While it is normal to feel guilty about these actions, people can often feel ashamed of who they have become. They feel like they are a bad or unworthy person – a perception that may be exacerbated by the stigma that surrounds addiction. These feelings often become a driving factor behind drug use, leading to a destructive cycle of substance abuse and shame.
How Do You Overcome Feelings of Shame?
Research suggests that people in recovery are significantly more prone to shame than people living without addiction. Because shame can be a trigger for drug use, learning to cope with it is crucial to recovering from addiction and avoiding relapse.
Understanding the nature of shame and the processes that trigger it can help you overcome it. Shame resilience theory suggests that such awareness can improve depressive symptoms, decrease internalized shame, and increase shame resilience. Addiction treatment programs often include psychoeducational lectures where experts or psychologists share their knowledge of the subject.

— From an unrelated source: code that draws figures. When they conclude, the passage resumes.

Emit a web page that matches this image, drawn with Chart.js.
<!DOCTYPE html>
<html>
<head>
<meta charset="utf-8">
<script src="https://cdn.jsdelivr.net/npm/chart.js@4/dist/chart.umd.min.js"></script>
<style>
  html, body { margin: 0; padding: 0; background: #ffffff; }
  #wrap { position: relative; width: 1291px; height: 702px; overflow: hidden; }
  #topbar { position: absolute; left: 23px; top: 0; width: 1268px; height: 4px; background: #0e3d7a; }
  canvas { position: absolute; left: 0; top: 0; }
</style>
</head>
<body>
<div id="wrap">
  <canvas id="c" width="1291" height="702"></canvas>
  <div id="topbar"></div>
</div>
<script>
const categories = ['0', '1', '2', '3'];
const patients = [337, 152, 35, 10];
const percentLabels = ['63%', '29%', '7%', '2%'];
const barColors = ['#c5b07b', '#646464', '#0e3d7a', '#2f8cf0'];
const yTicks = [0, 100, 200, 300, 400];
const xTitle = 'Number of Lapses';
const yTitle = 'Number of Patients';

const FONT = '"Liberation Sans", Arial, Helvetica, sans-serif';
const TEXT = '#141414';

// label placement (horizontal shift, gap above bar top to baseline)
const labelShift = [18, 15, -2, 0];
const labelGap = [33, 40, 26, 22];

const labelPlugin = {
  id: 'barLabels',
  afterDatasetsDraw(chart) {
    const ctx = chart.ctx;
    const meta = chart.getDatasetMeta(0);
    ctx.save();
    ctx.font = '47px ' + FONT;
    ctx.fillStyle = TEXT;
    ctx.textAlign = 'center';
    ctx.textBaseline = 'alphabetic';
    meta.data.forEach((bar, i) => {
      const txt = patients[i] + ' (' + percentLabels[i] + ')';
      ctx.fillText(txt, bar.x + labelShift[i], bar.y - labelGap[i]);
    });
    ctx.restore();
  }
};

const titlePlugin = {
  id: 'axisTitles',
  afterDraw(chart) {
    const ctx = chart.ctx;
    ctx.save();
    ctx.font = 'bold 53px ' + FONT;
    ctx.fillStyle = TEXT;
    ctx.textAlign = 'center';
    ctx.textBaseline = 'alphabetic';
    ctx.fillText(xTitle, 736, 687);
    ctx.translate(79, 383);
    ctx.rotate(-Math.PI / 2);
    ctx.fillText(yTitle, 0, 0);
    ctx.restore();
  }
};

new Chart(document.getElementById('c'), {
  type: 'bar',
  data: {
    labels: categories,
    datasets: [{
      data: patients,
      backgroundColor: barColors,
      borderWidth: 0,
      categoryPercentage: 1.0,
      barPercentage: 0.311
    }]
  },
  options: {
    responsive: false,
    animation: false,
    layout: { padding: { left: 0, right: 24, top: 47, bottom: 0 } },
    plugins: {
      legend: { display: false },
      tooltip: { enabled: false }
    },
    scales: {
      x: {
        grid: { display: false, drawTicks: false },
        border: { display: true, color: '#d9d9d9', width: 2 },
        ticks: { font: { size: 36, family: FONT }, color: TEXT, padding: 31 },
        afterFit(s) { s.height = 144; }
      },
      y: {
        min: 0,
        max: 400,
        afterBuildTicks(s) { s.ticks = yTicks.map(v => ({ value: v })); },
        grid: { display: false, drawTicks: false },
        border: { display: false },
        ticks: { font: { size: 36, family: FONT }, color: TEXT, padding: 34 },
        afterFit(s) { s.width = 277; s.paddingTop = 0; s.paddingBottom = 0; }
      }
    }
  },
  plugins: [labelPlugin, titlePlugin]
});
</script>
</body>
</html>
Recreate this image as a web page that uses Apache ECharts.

You can also lessen feelings of shame by focusing on the specific actions you have taken rather than judging your character as a whole. Instead of thinking ‘I am inadequate’, note the instances where you harmed others, accept responsibility for what happened, and make amends for what you have done. This process offers closure on the mistakes you made and promotes self-forgiveness.
This is where the relationship between guilt and shame is important. When you concentrate on particular actions and accept responsibility for them, you replace feelings of shame with feelings of adaptive guilt – guilt about things that you had control over. Research has found that people in recovery are less prone to adaptive guilt than those who have no experience of addiction, and learning how to process mistakes through adaptive guilt is part of the course of healing.
The 12-step method of addiction recovery can be a powerful tool to guide you through this process. It focuses on recognizing your responsibility for your actions, making amends to others, and using your experience to help others recover from addiction. Working through the 12-steps in support groups like Alcoholics Anonymous helps you feel accepted by others around you and realize that your actions are forgivable – and you should not feel ashamed.